Wildlife biologists are cautious but ecstatic about the activity. Twenty of the endangered ducks, also called Laysan teal, were shipped to the Midway Atoll National Wildlife Refuge, 1,250 miles northwest of Honolulu, eight months ago from their home island to create a backup population in case the ducks on Laysan are destroyed by storm, alien predators or some other disaster.

The transplanted birds were only 2 to 3 months old. Researchers knew they were unlikely to mate and nest until mid-2006, but the ducks surprised them.

"On Laysan, they almost never nest until their second year," said Michelle Reynolds, conservation biologist with the U.S. Geological Survey's Pacific Islands Ecosystem Research Center. Additionally, each nest contained nine to 10 eggs, compared with the three to four eggs normally found in Laysan nests.

The Midway Duck Translocation Project started eight years ago, when scientists began looking for a way to ensure that a passing hurricane or tsunami did not wipe out the species on low, sandy Laysan.

Not long before that, new fossil evidence showed there once had been Laysan ducks throughout the Hawaiian archipelago and in many different habitats.

The birds survived on isolated Laysan and Lisianski in the Northwestern Hawaiian Islands, but disappeared on Lisianski a century ago when rabbits denuded the island and sandstorms filled its only lake. Laysan's salty lake survives, along with a few freshwater seeps that ducklings need to survive. But the habitat is limited. Reynolds said Laysan's carrying capacity may be no more than 600 birds, and in dry years, few ducklings survive due to lack of fresh water and food.

Midway, where rats were exterminated in the 1990s, was identified as a potential new home for the birds. Conservation crews dug a series of shallow ponds that reached fresh water. A sedge called makaloa, favored by Laysan's ducks, was brought to Midway and planted. The crew of the Hokule'a voyaging canoe brought some makaloa to Midway during its sail through the archipelago last year, and another batch was brought by a research ship.

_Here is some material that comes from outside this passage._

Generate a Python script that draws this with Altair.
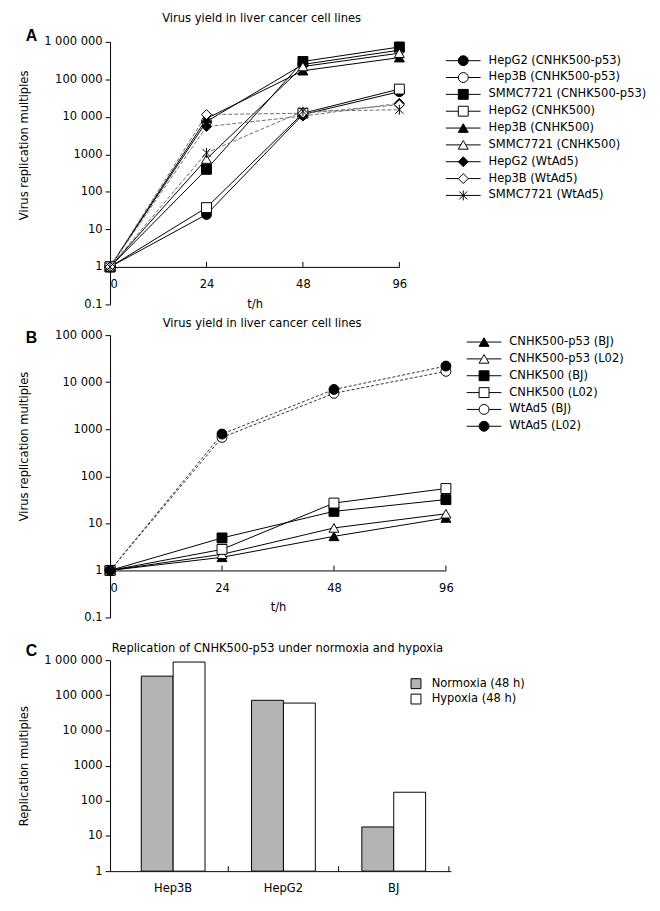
import math
import altair as alt
import pandas as pd

FONT = "DejaVu Sans"
LETTER_FONT = "Liberation Sans"
FS = 11.6

TIMES = ["0", "24", "48", "96"]

# ---------------- Panel A data ----------------
A_SERIES = [
    "HepG2 (CNHK500-p53)", "Hep3B (CNHK500-p53)", "SMMC7721 (CNHK500-p53)",
    "HepG2 (CNHK500)", "Hep3B (CNHK500)", "SMMC7721 (CNHK500)",
    "HepG2 (WtAd5)", "Hep3B (WtAd5)", "SMMC7721 (WtAd5)",
]
A_HEPG2_P53 = [1, 25, 11500, 47000]
A_HEP3B_P53 = [1, 7500, 250000, 600000]
A_SMMC_P53 = [1, 400, 300000, 730000]
A_HEPG2_CNHK = [1, 38, 12500, 55000]
A_HEP3B_CNHK = [1, 9000, 170000, 380000]
A_SMMC_CNHK = [1, 750, 220000, 500000]
A_HEPG2_WT = [1, 5500, 10500, 23000]
A_HEP3B_WT = [1, 11500, 12500, 21000]
A_SMMC_WT = [1, 1100, 14000, 15500]
A_VALUES = [A_HEPG2_P53, A_HEP3B_P53, A_SMMC_P53, A_HEPG2_CNHK, A_HEP3B_CNHK,
            A_SMMC_CNHK, A_HEPG2_WT, A_HEP3B_WT, A_SMMC_WT]
A_DASHED = ["HepG2 (WtAd5)", "Hep3B (WtAd5)", "SMMC7721 (WtAd5)"]

# ---------------- Panel B data ----------------
B_SERIES = ["CNHK500-p53 (BJ)", "CNHK500-p53 (L02)", "CNHK500 (BJ)",
            "CNHK500 (L02)", "WtAd5 (BJ)", "WtAd5 (L02)"]
B_P53_BJ = [1, 1.9, 5.3, 13]
B_P53_L02 = [1, 2.2, 8, 16]
B_CNHK_BJ = [1, 4.9, 18, 32]
B_CNHK_L02 = [1, 2.8, 27, 55]
B_WT_BJ = [1, 670, 5800, 17000]
B_WT_L02 = [1, 790, 7000, 22000]
B_VALUES = [B_P53_BJ, B_P53_L02, B_CNHK_BJ, B_CNHK_L02, B_WT_BJ, B_WT_L02]
B_DASHED = ["WtAd5 (BJ)", "WtAd5 (L02)"]

# ---------------- Panel C data ----------------
C_CELLS = ["Hep3B", "HepG2", "BJ"]
C_CONDS = ["Normoxia (48 h)", "Hypoxia (48 h)"]
C_NORMOXIA = [350000, 72000, 18]
C_HYPOXIA = [880000, 60000, 175]

# ---------------- axis ticks ----------------
Y_TICKS_A = [0.1, 1, 10, 100, 1000, 10000, 100000, 1000000]
Y_LABELS_A = ["0.1", "1", "10", "100", "1000", "10 000", "100 000", "1 000 000"]
Y_TICKS_B = [0.1, 1, 10, 100, 1000, 10000, 100000]
Y_LABELS_B = ["0.1", "1", "10", "100", "1000", "10 000", "100 000"]
Y_TICKS_C = [1, 10, 100, 1000, 10000, 100000, 1000000]
Y_LABELS_C = ["1", "10", "100", "1000", "10 000", "100 000", "1 000 000"]

# styles
ASTERISK = "M0,-1L0,1M-0.8,-0.8L0.8,0.8M-0.8,0.8L0.8,-0.8"
A_SHAPES = ["circle", "circle", "square", "square", "triangle-up", "triangle-up",
            "diamond", "diamond", ASTERISK]
A_FILLS = ["black", "white", "black", "white", "black", "white", "black", "white", "white"]
B_SHAPES = ["triangle-up", "triangle-up", "square", "square", "circle", "circle"]
B_FILLS = ["black", "white", "black", "white", "white", "black"]


def label_expr(vals, labels):
    parts = [f"abs(log(datum.value)/LN10 - ({math.log10(v):.4f})) < 0.01 ? '{l}'"
             for v, l in zip(vals, labels)]
    return " : ".join(parts) + " : datum.label"


def long_df(key, series, values):
    rows = []
    for s, vals in zip(series, values):
        for t, v in zip(TIMES, vals):
            rows.append({key: s, "t": t, "value": v})
    return pd.DataFrame(rows)


def line_panel(key, series, values, dashed, shapes, fills, yticks, ylabels, ymax,
               width, height, title_text, title_dx, title_offset, letter, letter_y,
               ytitle_y, leg_x, leg_range, tick_hi, dash_color, dash_pattern):
    df = long_df(key, series, values)
    n_dec = math.log10(ymax) - math.log10(0.1)
    decade = height / n_dec
    solid = [s for s in series if s not in dashed]

    x = alt.X("t:O", sort=TIMES, scale=alt.Scale(type="point", padding=0),
              axis=alt.Axis(title="t/h", offset=-decade, ticks=False, tickSize=0,
                            labelPadding=12, titlePadding=8, labelAngle=0,
                            labelAlign={"condition": {"test": "datum.label == '0'", "value": "left"},
                                        "value": "center"}))
    y = alt.Y("value:Q", scale=alt.Scale(type="log", domain=[0.1, ymax], nice=False),
              axis=alt.Axis(values=yticks, labelExpr=label_expr(yticks, ylabels),
                            title="Virus replication multiples", titleX=-81, titleY=ytitle_y,
                            tickSize=5, labelPadding=3, grid=False))
    shape = alt.Shape(f"{key}:N", scale=alt.Scale(domain=series, range=shapes), legend=None)
    fill = alt.Fill(f"{key}:N", scale=alt.Scale(domain=series, range=fills), legend=None)

    base = alt.Chart(df)
    l_solid = base.mark_line(color="black", strokeWidth=1).encode(
        x=x, y=y, detail=f"{key}:N").transform_filter(
        alt.FieldOneOfPredicate(field=key, oneOf=solid))
    l_dash = base.mark_line(color=dash_color, strokeWidth=1, strokeDash=dash_pattern).encode(
        x=x, y=y, detail=f"{key}:N").transform_filter(
        alt.FieldOneOfPredicate(field=key, oneOf=dashed))
    pts = base.mark_point(filled=True, stroke="black", strokeWidth=1, size=100, opacity=1).encode(
        x=x, y=y, shape=shape, fill=fill)
    ticks = alt.Chart(pd.DataFrame({"t": TIMES[1:]})).mark_rule(color="black", strokeWidth=1).encode(
        x=alt.X("t:O", sort=TIMES), y=alt.datum(1), y2=alt.datum(tick_hi))
    let = alt.Chart(pd.DataFrame({"l": [letter]})).mark_text(
        font=LETTER_FONT, fontSize=16, fontWeight="bold", align="left",
        baseline="alphabetic", color="black").encode(
        text="l:N", x=alt.value(-85), y=alt.value(letter_y))

    main = alt.layer(l_solid, l_dash, ticks, pts, let)

    leg = alt.Chart(pd.DataFrame({key: series}))
    ly = alt.Y(f"{key}:N", sort=series,
               scale=alt.Scale(type="point", domain=series, range=leg_range, padding=0),
               axis=None)
    lr = leg.mark_rule(color="black", strokeWidth=1).encode(
        x=alt.value(leg_x), x2=alt.value(leg_x + 35), y=ly)
    lp = leg.mark_point(filled=True, stroke="black", strokeWidth=1, size=100, opacity=1).encode(
        x=alt.value(leg_x + 17.5), y=ly, shape=shape, fill=fill)
    lt = leg.mark_text(font=FONT, fontSize=FS, align="left", baseline="middle", color="black").encode(
        x=alt.value(leg_x + 43), y=ly, text=f"{key}:N")
    legend = alt.layer(lr, lp, lt)

    return alt.layer(main, legend).resolve_scale(y="independent").properties(
        width=width, height=height,
        title=alt.Title(title_text, font=FONT, fontSize=FS, fontWeight="normal",
                        anchor="middle", dx=title_dx, offset=title_offset, color="black",
                        frame="group"))


chart_a = line_panel("seriesA", A_SERIES, A_VALUES, A_DASHED, A_SHAPES, A_FILLS,
                     Y_TICKS_A, Y_LABELS_A, 1e6, 292, 265,
                     "Virus yield in liver cancer cell lines", 7, 3,
                     "A", -1, 104, 339, [19, 155], 1.36, "#6e6e6e", [4, 2])
chart_b = line_panel("seriesB", B_SERIES, B_VALUES, B_DASHED, B_SHAPES, B_FILLS,
                     Y_TICKS_B, Y_LABELS_B, 1e5, 339, 285,
                     "Virus yield in liver cancer cell lines", -16, 0,
                     "B", 8, 112, 360, [7, 92], 1.27, "#333333", [3, 2])

# ---------------- Panel C ----------------
rows = []
for c, n, h in zip(C_CELLS, C_NORMOXIA, C_HYPOXIA):
    rows.append({"cell": c, "cond": C_CONDS[0], "value": n})
    rows.append({"cell": c, "cond": C_CONDS[1], "value": h})
df_c = pd.DataFrame(rows)

xc = alt.X("cell:N", sort=C_CELLS,
           scale=alt.Scale(paddingInner=0, paddingOuter=0.045, align=0.8),
           axis=alt.Axis(title=None, ticks=False, tickSize=0, labelPadding=12, labelAngle=0))
yc = alt.Y("value:Q", scale=alt.Scale(type="log", domain=[1, 1e6], nice=False),
           axis=alt.Axis(values=Y_TICKS_C, labelExpr=label_expr(Y_TICKS_C, Y_LABELS_C),
                         title="Replication multiples", titleX=-81, tickSize=5,
                         labelPadding=3, grid=False))
bars = alt.Chart(df_c).mark_bar(stroke="black", strokeWidth=1).encode(
    x=xc,
    xOffset=alt.XOffset("cond:N", sort=C_CONDS,
                        scale=alt.Scale(paddingOuter=0.73, paddingInner=0)),
    y=yc,
    y2=alt.datum(1),
    fill=alt.Fill("cond:N", sort=C_CONDS,
                  scale=alt.Scale(domain=C_CONDS, range=["#b4b4b4", "white"]),
                  legend=alt.Legend(title=None, orient="none", legendX=303, legendY=18,
                                    symbolType="square", symbolSize=100,
                                    symbolStrokeColor="black", symbolStrokeWidth=1,
                                    labelFont=FONT, labelFontSize=FS, labelColor="black",
                                    labelOffset=10, rowPadding=0.5, padding=0)),
)
ticks_c = alt.Chart(pd.DataFrame({"cell": C_CELLS})).mark_rule(color="black", strokeWidth=1).encode(
    x=alt.X("cell:N", sort=C_CELLS, bandPosition=1), y=alt.datum(1), y2=alt.datum(1.38))
let_c = alt.Chart(pd.DataFrame({"l": ["C"]})).mark_text(
    font=LETTER_FONT, fontSize=16, fontWeight="bold", align="left",
    baseline="alphabetic", color="black").encode(
    text="l:N", x=alt.value(-85), y=alt.value(-4))

chart_c = alt.layer(bars, ticks_c, let_c).properties(
    width=344, height=213,
    title=alt.Title("Replication of CNHK500-p53 under normoxia and hypoxia", font=FONT,
                    fontSize=FS, fontWeight="normal", anchor="middle", dx=-3, offset=-11,
                    color="black", frame="group"))

top_two = alt.vconcat(chart_a, chart_b, spacing=7).resolve_scale(
    shape="independent", fill="independent")
chart = alt.vconcat(top_two, chart_c, spacing=19).resolve_scale(
    shape="independent", fill="independent").properties(
    padding={"left": 10, "top": 1, "right": 5, "bottom": 5}
).configure_view(stroke=None).configure_axis(
    domainColor="black", tickColor="black", labelColor="black", titleColor="black",
    labelFont=FONT, titleFont=FONT, labelFontSize=FS, titleFontSize=FS,
    titleFontWeight="normal", grid=False
)

chart.save("out.html", embed_options={"renderer": "svg", "actions": False})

Reynolds said it's difficult to judge the sex of ducklings, and last year's flock ended up being 14 males and six females. One male died in an attack by an albatross, but 19 birds are alive.

First-year nesting females often have trouble nesting and raising their young. The first nest on Midway produced just a single duckling that died after a few days. But that female produced a new clutch and is sitting on at least five eggs, Reynolds said.

Duck researchers, seeking to increase the potential genetic diversity of the population, hope to bring 30 young ducks to Midway this year. Field biologist Jimmy Breeden is watching this year's nests on Laysan to select the young birds that will join their Midway cousins.

The Midway ducks are being cared for by U.S. Fish and Wildlife Service refuge biologist John Klavitter and U.S. Geological Survey biologists Mark Vekasy and Leona Laniawe.

Scientists already are looking into further sites for re-establishing the animals. They plan later to put ducks on Eastern Island within Midway Atoll, where two ponds have been dug and makaloa has been established.

Another favored site for translocation of ducks is Lisianski, the sandy island 140 miles west of Laysan and the last place the birds naturally occurred other than Laysan itself.